Monday, Jan. 10, 1944
Silverpoint, Swan Quills
Drawing is the probity of art.--Ingres
The most distinguished single volume in English on the subject of great drawings was on sale last week. It is Charles de Tolnay's History and Technique of Old Master Drawings (H. Bittner & Co.; $20) The 44-year-old Hungarian author, until recent years one of Europe's leading younger art historians, is now at the Institute for Advanced Study in Princeton, N.J. Into his book he has put high sensibility, a lifetime of scholarship, and an exquisite selection of 261 collotype reproductions of important drawings.

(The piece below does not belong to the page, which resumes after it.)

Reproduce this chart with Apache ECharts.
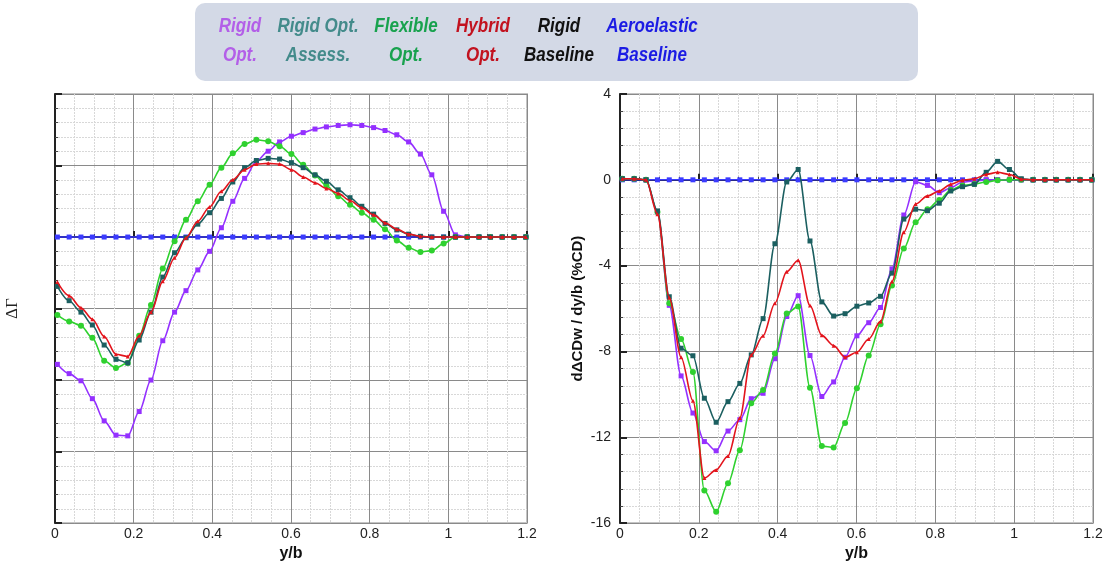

The latter, alone, would stir a possessive itch. The plates are so handsome as to prove that, even in reproduction, fine drawings can give a tactile pleasure in addition to their esthetic worth. De Tolnay's definition of drawing includes some forms of watercolor work, and the whole range of tools --swan and goose quill, silverpoint, chalk, charcoal, pencil. His "Old Masters" range from an unknown Egyptian artist's outline drawing of Rameses IV to a 18th Century sleeping figure by Toulouse-Lautrec. Along the way are such choice items as Giovanni Battista Tiepolo's gracious chalk masterpiece Head of a Youth (see cut), and Edouard Manet's brush sketch for his great painting Olympia (see cut).
De Tolnay's text is rich with quotations, such as that attributed to Delacroix: "If you are not accomplished enough to make a sketch of a man in midair, falling out of a window, in the time it takes him to travel from the fourth floor to the ground, you will never be able to do great work." But few matters in the text are more impressive than de Tolnay's own paragraphs, packed with sound information, flecked with illumination, and free from crotchets. Characteristic is his discussion of Pisanello's place in history:
"Pisanello ... was perhaps the first great draftsman of Europe. . . . [He] tries to grasp man as a product of nature. . . . His new conception of nature ... is . . . immediately expressed in his drawings of animals, plants, trees, and landscapes. He looks with new eyes on the broad realm of creation and discovers in the pulpy flower or plant something zooemorphic, and in the animal something plantlike. He sees trees as tender, trembling creatures hovering in the soft air; landscape is for him no longer a mere background to man but a space filled with light and air. . . ."
The Author. Slight, courtly Charles de Tolnay got his appointment to the Institute in 1939. He left France with his wife on the day of French mobilization. His library--a fine one--had preceded him. Behind him was a European career marked by outstanding monographs on Breugel the Elder, Hieronymus Bosch, the brothers van Eyck, and brilliant lectures at the Sorbonne.